§ **Your instructions**: Extract the complete listing and output it unchanged.

== Dataset excerpt

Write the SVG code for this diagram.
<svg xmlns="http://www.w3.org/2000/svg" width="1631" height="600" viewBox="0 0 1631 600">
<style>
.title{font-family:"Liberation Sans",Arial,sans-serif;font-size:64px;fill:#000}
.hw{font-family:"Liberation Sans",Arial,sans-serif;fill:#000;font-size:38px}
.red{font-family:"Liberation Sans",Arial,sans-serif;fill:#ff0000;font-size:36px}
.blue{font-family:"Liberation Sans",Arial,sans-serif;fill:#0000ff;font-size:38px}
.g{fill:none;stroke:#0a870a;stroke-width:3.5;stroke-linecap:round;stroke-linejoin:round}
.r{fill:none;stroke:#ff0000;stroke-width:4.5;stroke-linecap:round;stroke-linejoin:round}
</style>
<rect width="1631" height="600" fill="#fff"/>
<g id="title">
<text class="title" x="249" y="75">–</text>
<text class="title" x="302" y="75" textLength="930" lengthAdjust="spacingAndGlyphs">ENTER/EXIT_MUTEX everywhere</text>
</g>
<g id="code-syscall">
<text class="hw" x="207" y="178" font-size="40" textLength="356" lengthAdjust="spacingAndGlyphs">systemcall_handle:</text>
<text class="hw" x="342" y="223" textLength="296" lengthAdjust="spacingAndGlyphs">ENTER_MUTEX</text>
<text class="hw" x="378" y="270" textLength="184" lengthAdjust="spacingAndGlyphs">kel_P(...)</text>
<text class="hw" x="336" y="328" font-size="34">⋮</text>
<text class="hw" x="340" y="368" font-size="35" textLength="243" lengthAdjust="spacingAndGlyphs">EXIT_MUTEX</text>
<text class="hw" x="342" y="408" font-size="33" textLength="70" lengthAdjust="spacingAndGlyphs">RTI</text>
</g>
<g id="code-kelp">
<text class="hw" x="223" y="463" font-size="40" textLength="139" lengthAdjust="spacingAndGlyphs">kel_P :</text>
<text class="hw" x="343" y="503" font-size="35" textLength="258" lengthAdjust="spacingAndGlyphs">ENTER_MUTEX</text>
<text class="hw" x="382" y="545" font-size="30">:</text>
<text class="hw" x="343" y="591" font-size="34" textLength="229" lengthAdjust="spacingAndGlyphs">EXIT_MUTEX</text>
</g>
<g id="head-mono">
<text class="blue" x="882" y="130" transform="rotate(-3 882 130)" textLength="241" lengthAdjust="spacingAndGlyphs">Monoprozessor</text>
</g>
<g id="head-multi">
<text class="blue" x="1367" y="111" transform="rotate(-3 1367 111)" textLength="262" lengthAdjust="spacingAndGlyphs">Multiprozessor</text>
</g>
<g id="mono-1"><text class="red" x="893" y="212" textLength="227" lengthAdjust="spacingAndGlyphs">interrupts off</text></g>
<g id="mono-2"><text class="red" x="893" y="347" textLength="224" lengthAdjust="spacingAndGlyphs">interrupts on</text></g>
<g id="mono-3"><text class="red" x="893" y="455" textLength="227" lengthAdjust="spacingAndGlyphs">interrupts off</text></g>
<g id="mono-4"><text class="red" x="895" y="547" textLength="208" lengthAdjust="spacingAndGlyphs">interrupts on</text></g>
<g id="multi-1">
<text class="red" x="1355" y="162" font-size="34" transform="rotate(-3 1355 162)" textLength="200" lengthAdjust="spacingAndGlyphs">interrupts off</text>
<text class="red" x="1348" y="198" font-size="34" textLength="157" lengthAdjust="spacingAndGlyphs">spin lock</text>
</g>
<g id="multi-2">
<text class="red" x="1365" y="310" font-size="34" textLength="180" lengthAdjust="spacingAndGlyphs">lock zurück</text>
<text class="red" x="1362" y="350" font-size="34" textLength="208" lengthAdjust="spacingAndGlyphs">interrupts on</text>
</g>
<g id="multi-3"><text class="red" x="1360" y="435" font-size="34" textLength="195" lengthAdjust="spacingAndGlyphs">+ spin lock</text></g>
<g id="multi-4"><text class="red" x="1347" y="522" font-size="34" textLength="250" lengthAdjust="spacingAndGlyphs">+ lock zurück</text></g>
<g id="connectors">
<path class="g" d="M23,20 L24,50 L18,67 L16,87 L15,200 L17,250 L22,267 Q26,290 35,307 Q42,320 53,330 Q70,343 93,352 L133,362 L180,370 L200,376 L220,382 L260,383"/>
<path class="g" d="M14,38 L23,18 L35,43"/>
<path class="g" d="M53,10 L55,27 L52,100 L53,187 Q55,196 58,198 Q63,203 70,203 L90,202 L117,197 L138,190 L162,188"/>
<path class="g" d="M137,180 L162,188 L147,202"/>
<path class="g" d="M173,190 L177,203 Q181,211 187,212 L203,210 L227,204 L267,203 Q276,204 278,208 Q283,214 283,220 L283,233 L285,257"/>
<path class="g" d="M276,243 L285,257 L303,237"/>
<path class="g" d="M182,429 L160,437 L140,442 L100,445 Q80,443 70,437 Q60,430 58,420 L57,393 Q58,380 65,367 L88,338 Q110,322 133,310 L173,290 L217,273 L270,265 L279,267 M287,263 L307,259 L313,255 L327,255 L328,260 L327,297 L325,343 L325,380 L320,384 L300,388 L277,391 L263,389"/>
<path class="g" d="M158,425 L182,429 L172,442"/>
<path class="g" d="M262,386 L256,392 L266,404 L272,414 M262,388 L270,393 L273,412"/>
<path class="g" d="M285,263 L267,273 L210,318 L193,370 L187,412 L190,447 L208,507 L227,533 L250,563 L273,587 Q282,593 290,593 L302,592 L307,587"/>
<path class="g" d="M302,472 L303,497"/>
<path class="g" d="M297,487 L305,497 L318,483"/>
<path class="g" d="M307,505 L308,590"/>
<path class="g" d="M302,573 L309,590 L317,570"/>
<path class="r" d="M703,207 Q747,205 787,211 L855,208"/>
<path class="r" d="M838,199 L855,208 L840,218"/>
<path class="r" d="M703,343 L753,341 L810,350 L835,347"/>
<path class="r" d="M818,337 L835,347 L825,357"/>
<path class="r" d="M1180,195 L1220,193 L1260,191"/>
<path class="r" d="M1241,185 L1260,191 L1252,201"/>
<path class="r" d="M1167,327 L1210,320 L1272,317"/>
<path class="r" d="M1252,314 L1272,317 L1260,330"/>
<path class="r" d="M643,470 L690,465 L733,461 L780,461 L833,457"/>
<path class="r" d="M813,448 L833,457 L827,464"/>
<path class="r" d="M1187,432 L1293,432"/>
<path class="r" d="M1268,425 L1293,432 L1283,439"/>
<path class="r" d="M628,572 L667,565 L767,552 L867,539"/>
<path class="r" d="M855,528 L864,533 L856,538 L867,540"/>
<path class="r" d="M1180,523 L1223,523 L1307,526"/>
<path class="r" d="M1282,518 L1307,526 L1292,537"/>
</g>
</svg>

====

§ **Solution for this exercise**:
Write the SVG code for this diagram.
<svg xmlns="http://www.w3.org/2000/svg" width="1631" height="600" viewBox="0 0 1631 600">
<style>
.title{font-family:"Liberation Sans",Arial,sans-serif;font-size:64px;fill:#000}
.hw{font-family:"Liberation Sans",Arial,sans-serif;fill:#000;font-size:38px}
.red{font-family:"Liberation Sans",Arial,sans-serif;fill:#ff0000;font-size:36px}
.blue{font-family:"Liberation Sans",Arial,sans-serif;fill:#0000ff;font-size:38px}
.g{fill:none;stroke:#0a870a;stroke-width:3.5;stroke-linecap:round;stroke-linejoin:round}
.r{fill:none;stroke:#ff0000;stroke-width:4.5;stroke-linecap:round;stroke-linejoin:round}
</style>
<rect width="1631" height="600" fill="#fff"/>
<g id="title">
<text class="title" x="249" y="75">–</text>
<text class="title" x="302" y="75" textLength="930" lengthAdjust="spacingAndGlyphs">ENTER/EXIT_MUTEX everywhere</text>
</g>
<g id="code-syscall">
<text class="hw" x="207" y="178" font-size="40" textLength="356" lengthAdjust="spacingAndGlyphs">systemcall_handle:</text>
<text class="hw" x="342" y="223" textLength="296" lengthAdjust="spacingAndGlyphs">ENTER_MUTEX</text>
<text class="hw" x="378" y="270" textLength="184" lengthAdjust="spacingAndGlyphs">kel_P(...)</text>
<text class="hw" x="336" y="328" font-size="34">⋮</text>
<text class="hw" x="340" y="368" font-size="35" textLength="243" lengthAdjust="spacingAndGlyphs">EXIT_MUTEX</text>
<text class="hw" x="342" y="408" font-size="33" textLength="70" lengthAdjust="spacingAndGlyphs">RTI</text>
</g>
<g id="code-kelp">
<text class="hw" x="223" y="463" font-size="40" textLength="139" lengthAdjust="spacingAndGlyphs">kel_P :</text>
<text class="hw" x="343" y="503" font-size="35" textLength="258" lengthAdjust="spacingAndGlyphs">ENTER_MUTEX</text>
<text class="hw" x="382" y="545" font-size="30">:</text>
<text class="hw" x="343" y="591" font-size="34" textLength="229" lengthAdjust="spacingAndGlyphs">EXIT_MUTEX</text>
</g>
<g id="head-mono">
<text class="blue" x="882" y="130" transform="rotate(-3 882 130)" textLength="241" lengthAdjust="spacingAndGlyphs">Monoprozessor</text>
</g>
<g id="head-multi">
<text class="blue" x="1367" y="111" transform="rotate(-3 1367 111)" textLength="262" lengthAdjust="spacingAndGlyphs">Multiprozessor</text>
</g>
<g id="mono-1"><text class="red" x="893" y="212" textLength="227" lengthAdjust="spacingAndGlyphs">interrupts off</text></g>
<g id="mono-2"><text class="red" x="893" y="347" textLength="224" lengthAdjust="spacingAndGlyphs">interrupts on</text></g>
<g id="mono-3"><text class="red" x="893" y="455" textLength="227" lengthAdjust="spacingAndGlyphs">interrupts off</text></g>
<g id="mono-4"><text class="red" x="895" y="547" textLength="208" lengthAdjust="spacingAndGlyphs">interrupts on</text></g>
<g id="multi-1">
<text class="red" x="1355" y="162" font-size="34" transform="rotate(-3 1355 162)" textLength="200" lengthAdjust="spacingAndGlyphs">interrupts off</text>
<text class="red" x="1348" y="198" font-size="34" textLength="157" lengthAdjust="spacingAndGlyphs">spin lock</text>
</g>
<g id="multi-2">
<text class="red" x="1365" y="310" font-size="34" textLength="180" lengthAdjust="spacingAndGlyphs">lock zurück</text>
<text class="red" x="1362" y="350" font-size="34" textLength="208" lengthAdjust="spacingAndGlyphs">interrupts on</text>
</g>
<g id="multi-3"><text class="red" x="1360" y="435" font-size="34" textLength="195" lengthAdjust="spacingAndGlyphs">+ spin lock</text></g>
<g id="multi-4"><text class="red" x="1347" y="522" font-size="34" textLength="250" lengthAdjust="spacingAndGlyphs">+ lock zurück</text></g>
<g id="connectors">
<path class="g" d="M23,20 L24,50 L18,67 L16,87 L15,200 L17,250 L22,267 Q26,290 35,307 Q42,320 53,330 Q70,343 93,352 L133,362 L180,370 L200,376 L220,382 L260,383"/>
<path class="g" d="M14,38 L23,18 L35,43"/>
<path class="g" d="M53,10 L55,27 L52,100 L53,187 Q55,196 58,198 Q63,203 70,203 L90,202 L117,197 L138,190 L162,188"/>
<path class="g" d="M137,180 L162,188 L147,202"/>
<path class="g" d="M173,190 L177,203 Q181,211 187,212 L203,210 L227,204 L267,203 Q276,204 278,208 Q283,214 283,220 L283,233 L285,257"/>
<path class="g" d="M276,243 L285,257 L303,237"/>
<path class="g" d="M182,429 L160,437 L140,442 L100,445 Q80,443 70,437 Q60,430 58,420 L57,393 Q58,380 65,367 L88,338 Q110,322 133,310 L173,290 L217,273 L270,265 L279,267 M287,263 L307,259 L313,255 L327,255 L328,260 L327,297 L325,343 L325,380 L320,384 L300,388 L277,391 L263,389"/>
<path class="g" d="M158,425 L182,429 L172,442"/>
<path class="g" d="M262,386 L256,392 L266,404 L272,414 M262,388 L270,393 L273,412"/>
<path class="g" d="M285,263 L267,273 L210,318 L193,370 L187,412 L190,447 L208,507 L227,533 L250,563 L273,587 Q282,593 290,593 L302,592 L307,587"/>
<path class="g" d="M302,472 L303,497"/>
<path class="g" d="M297,487 L305,497 L318,483"/>
<path class="g" d="M307,505 L308,590"/>
<path class="g" d="M302,573 L309,590 L317,570"/>
<path class="r" d="M703,207 Q747,205 787,211 L855,208"/>
<path class="r" d="M838,199 L855,208 L840,218"/>
<path class="r" d="M703,343 L753,341 L810,350 L835,347"/>
<path class="r" d="M818,337 L835,347 L825,357"/>
<path class="r" d="M1180,195 L1220,193 L1260,191"/>
<path class="r" d="M1241,185 L1260,191 L1252,201"/>
<path class="r" d="M1167,327 L1210,320 L1272,317"/>
<path class="r" d="M1252,314 L1272,317 L1260,330"/>
<path class="r" d="M643,470 L690,465 L733,461 L780,461 L833,457"/>
<path class="r" d="M813,448 L833,457 L827,464"/>
<path class="r" d="M1187,432 L1293,432"/>
<path class="r" d="M1268,425 L1293,432 L1283,439"/>
<path class="r" d="M628,572 L667,565 L767,552 L867,539"/>
<path class="r" d="M855,528 L864,533 L856,538 L867,540"/>
<path class="r" d="M1180,523 L1223,523 L1307,526"/>
<path class="r" d="M1282,518 L1307,526 L1292,537"/>
</g>
</svg>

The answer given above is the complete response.